◆ **Task directions**
Restate the whole of the material. Keep every word, and drop the pictures.
++++++
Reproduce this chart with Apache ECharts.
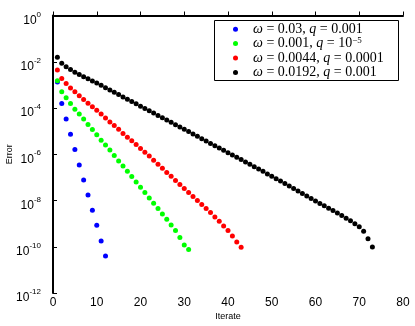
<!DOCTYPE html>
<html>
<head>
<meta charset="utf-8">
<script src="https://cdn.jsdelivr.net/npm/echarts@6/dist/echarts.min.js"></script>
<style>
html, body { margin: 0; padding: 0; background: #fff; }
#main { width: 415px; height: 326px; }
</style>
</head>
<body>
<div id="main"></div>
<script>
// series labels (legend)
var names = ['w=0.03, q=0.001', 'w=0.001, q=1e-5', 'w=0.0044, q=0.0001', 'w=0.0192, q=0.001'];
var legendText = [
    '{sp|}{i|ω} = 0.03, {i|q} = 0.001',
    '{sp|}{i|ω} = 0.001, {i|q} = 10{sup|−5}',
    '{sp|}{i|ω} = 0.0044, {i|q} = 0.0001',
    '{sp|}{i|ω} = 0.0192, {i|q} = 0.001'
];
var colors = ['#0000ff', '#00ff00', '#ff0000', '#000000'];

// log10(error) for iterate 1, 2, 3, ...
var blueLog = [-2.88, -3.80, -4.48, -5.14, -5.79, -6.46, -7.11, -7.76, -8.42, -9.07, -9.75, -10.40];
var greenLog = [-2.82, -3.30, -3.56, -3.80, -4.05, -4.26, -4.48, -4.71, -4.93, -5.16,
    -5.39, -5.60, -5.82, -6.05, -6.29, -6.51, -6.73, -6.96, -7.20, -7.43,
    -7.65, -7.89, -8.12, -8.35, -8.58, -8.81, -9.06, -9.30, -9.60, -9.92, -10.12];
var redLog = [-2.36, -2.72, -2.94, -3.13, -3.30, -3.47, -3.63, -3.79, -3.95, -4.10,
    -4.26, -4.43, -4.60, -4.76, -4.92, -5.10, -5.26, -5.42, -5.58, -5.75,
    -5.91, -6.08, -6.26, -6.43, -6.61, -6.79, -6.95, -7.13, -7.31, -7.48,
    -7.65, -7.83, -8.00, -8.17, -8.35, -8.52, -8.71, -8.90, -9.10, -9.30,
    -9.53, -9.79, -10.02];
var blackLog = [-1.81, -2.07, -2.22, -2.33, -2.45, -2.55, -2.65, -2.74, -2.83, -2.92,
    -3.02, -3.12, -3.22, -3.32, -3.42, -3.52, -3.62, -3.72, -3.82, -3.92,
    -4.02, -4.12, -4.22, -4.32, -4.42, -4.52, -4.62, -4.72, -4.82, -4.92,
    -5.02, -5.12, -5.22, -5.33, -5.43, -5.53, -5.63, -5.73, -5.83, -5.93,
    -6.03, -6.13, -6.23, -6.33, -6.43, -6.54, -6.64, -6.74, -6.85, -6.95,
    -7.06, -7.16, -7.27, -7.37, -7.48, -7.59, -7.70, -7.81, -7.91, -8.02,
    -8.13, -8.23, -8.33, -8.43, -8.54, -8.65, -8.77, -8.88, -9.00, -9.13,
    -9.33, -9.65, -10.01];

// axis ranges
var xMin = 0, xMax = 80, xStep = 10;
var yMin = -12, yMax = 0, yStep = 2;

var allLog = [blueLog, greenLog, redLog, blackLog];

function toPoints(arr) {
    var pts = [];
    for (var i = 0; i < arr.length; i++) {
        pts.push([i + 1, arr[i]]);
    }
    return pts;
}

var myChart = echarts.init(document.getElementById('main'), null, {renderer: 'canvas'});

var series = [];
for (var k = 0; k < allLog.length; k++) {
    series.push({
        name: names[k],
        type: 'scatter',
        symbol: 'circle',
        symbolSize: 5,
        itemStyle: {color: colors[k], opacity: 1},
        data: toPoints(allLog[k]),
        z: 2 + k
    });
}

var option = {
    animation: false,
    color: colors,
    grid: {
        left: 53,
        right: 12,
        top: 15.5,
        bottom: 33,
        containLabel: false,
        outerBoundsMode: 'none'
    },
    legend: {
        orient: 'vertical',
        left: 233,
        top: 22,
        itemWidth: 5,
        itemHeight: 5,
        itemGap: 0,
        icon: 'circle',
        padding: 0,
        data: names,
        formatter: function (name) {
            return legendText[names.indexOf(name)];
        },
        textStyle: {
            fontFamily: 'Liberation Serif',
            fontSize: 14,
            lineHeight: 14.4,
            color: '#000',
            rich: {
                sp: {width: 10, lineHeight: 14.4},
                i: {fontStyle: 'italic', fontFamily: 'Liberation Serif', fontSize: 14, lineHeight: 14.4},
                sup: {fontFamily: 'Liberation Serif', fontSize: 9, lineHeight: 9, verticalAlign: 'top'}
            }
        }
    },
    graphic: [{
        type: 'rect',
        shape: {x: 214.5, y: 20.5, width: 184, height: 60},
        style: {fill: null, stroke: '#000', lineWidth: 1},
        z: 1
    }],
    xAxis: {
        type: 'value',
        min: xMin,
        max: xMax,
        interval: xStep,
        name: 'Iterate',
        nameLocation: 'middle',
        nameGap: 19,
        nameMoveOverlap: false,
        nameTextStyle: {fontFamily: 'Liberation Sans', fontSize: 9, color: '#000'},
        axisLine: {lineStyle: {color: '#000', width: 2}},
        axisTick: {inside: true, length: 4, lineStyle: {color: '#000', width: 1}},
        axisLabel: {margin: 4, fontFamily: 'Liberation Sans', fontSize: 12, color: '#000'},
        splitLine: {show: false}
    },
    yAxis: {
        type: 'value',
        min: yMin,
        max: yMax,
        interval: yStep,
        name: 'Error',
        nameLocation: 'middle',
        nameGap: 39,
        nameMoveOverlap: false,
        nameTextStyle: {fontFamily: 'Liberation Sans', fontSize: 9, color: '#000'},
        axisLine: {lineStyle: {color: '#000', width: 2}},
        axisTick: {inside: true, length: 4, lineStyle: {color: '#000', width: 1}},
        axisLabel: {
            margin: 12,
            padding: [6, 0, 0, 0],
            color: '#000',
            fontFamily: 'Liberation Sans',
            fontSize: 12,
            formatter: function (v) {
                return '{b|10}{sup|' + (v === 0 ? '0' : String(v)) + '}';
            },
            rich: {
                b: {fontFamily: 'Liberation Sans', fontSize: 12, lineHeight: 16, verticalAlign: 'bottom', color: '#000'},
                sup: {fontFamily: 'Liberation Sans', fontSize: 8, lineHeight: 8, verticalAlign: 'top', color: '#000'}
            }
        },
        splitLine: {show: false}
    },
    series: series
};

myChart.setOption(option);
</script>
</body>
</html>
++++++
◆ **Exercise answer**
Reproduce this chart with Apache ECharts.
<!DOCTYPE html>
<html>
<head>
<meta charset="utf-8">
<script src="https://cdn.jsdelivr.net/npm/echarts@6/dist/echarts.min.js"></script>
<style>
html, body { margin: 0; padding: 0; background: #fff; }
#main { width: 415px; height: 326px; }
</style>
</head>
<body>
<div id="main"></div>
<script>
// series labels (legend)
var names = ['w=0.03, q=0.001', 'w=0.001, q=1e-5', 'w=0.0044, q=0.0001', 'w=0.0192, q=0.001'];
var legendText = [
    '{sp|}{i|ω} = 0.03, {i|q} = 0.001',
    '{sp|}{i|ω} = 0.001, {i|q} = 10{sup|−5}',
    '{sp|}{i|ω} = 0.0044, {i|q} = 0.0001',
    '{sp|}{i|ω} = 0.0192, {i|q} = 0.001'
];
var colors = ['#0000ff', '#00ff00', '#ff0000', '#000000'];

// log10(error) for iterate 1, 2, 3, ...
var blueLog = [-2.88, -3.80, -4.48, -5.14, -5.79, -6.46, -7.11, -7.76, -8.42, -9.07, -9.75, -10.40];
var greenLog = [-2.82, -3.30, -3.56, -3.80, -4.05, -4.26, -4.48, -4.71, -4.93, -5.16,
    -5.39, -5.60, -5.82, -6.05, -6.29, -6.51, -6.73, -6.96, -7.20, -7.43,
    -7.65, -7.89, -8.12, -8.35, -8.58, -8.81, -9.06, -9.30, -9.60, -9.92, -10.12];
var redLog = [-2.36, -2.72, -2.94, -3.13, -3.30, -3.47, -3.63, -3.79, -3.95, -4.10,
    -4.26, -4.43, -4.60, -4.76, -4.92, -5.10, -5.26, -5.42, -5.58, -5.75,
    -5.91, -6.08, -6.26, -6.43, -6.61, -6.79, -6.95, -7.13, -7.31, -7.48,
    -7.65, -7.83, -8.00, -8.17, -8.35, -8.52, -8.71, -8.90, -9.10, -9.30,
    -9.53, -9.79, -10.02];
var blackLog = [-1.81, -2.07, -2.22, -2.33, -2.45, -2.55, -2.65, -2.74, -2.83, -2.92,
    -3.02, -3.12, -3.22, -3.32, -3.42, -3.52, -3.62, -3.72, -3.82, -3.92,
    -4.02, -4.12, -4.22, -4.32, -4.42, -4.52, -4.62, -4.72, -4.82, -4.92,
    -5.02, -5.12, -5.22, -5.33, -5.43, -5.53, -5.63, -5.73, -5.83, -5.93,
    -6.03, -6.13, -6.23, -6.33, -6.43, -6.54, -6.64, -6.74, -6.85, -6.95,
    -7.06, -7.16, -7.27, -7.37, -7.48, -7.59, -7.70, -7.81, -7.91, -8.02,
    -8.13, -8.23, -8.33, -8.43, -8.54, -8.65, -8.77, -8.88, -9.00, -9.13,
    -9.33, -9.65, -10.01];

// axis ranges
var xMin = 0, xMax = 80, xStep = 10;
var yMin = -12, yMax = 0, yStep = 2;

var allLog = [blueLog, greenLog, redLog, blackLog];

function toPoints(arr) {
    var pts = [];
    for (var i = 0; i < arr.length; i++) {
        pts.push([i + 1, arr[i]]);
    }
    return pts;
}

var myChart = echarts.init(document.getElementById('main'), null, {renderer: 'canvas'});

var series = [];
for (var k = 0; k < allLog.length; k++) {
    series.push({
        name: names[k],
        type: 'scatter',
        symbol: 'circle',
        symbolSize: 5,
        itemStyle: {color: colors[k], opacity: 1},
        data: toPoints(allLog[k]),
        z: 2 + k
    });
}

var option = {
    animation: false,
    color: colors,
    grid: {
        left: 53,
        right: 12,
        top: 15.5,
        bottom: 33,
        containLabel: false,
        outerBoundsMode: 'none'
    },
    legend: {
        orient: 'vertical',
        left: 233,
        top: 22,
        itemWidth: 5,
        itemHeight: 5,
        itemGap: 0,
        icon: 'circle',
        padding: 0,
        data: names,
        formatter: function (name) {
            return legendText[names.indexOf(name)];
        },
        textStyle: {
            fontFamily: 'Liberation Serif',
            fontSize: 14,
            lineHeight: 14.4,
            color: '#000',
            rich: {
                sp: {width: 10, lineHeight: 14.4},
                i: {fontStyle: 'italic', fontFamily: 'Liberation Serif', fontSize: 14, lineHeight: 14.4},
                sup: {fontFamily: 'Liberation Serif', fontSize: 9, lineHeight: 9, verticalAlign: 'top'}
            }
        }
    },
    graphic: [{
        type: 'rect',
        shape: {x: 214.5, y: 20.5, width: 184, height: 60},
        style: {fill: null, stroke: '#000', lineWidth: 1},
        z: 1
    }],
    xAxis: {
        type: 'value',
        min: xMin,
        max: xMax,
        interval: xStep,
        name: 'Iterate',
        nameLocation: 'middle',
        nameGap: 19,
        nameMoveOverlap: false,
        nameTextStyle: {fontFamily: 'Liberation Sans', fontSize: 9, color: '#000'},
        axisLine: {lineStyle: {color: '#000', width: 2}},
        axisTick: {inside: true, length: 4, lineStyle: {color: '#000', width: 1}},
        axisLabel: {margin: 4, fontFamily: 'Liberation Sans', fontSize: 12, color: '#000'},
        splitLine: {show: false}
    },
    yAxis: {
        type: 'value',
        min: yMin,
        max: yMax,
        interval: yStep,
        name: 'Error',
        nameLocation: 'middle',
        nameGap: 39,
        nameMoveOverlap: false,
        nameTextStyle: {fontFamily: 'Liberation Sans', fontSize: 9, color: '#000'},
        axisLine: {lineStyle: {color: '#000', width: 2}},
        axisTick: {inside: true, length: 4, lineStyle: {color: '#000', width: 1}},
        axisLabel: {
            margin: 12,
            padding: [6, 0, 0, 0],
            color: '#000',
            fontFamily: 'Liberation Sans',
            fontSize: 12,
            formatter: function (v) {
                return '{b|10}{sup|' + (v === 0 ? '0' : String(v)) + '}';
            },
            rich: {
                b: {fontFamily: 'Liberation Sans', fontSize: 12, lineHeight: 16, verticalAlign: 'bottom', color: '#000'},
                sup: {fontFamily: 'Liberation Sans', fontSize: 8, lineHeight: 8, verticalAlign: 'top', color: '#000'}
            }
        },
        splitLine: {show: false}
    },
    series: series
};

myChart.setOption(option);
</script>
</body>
</html>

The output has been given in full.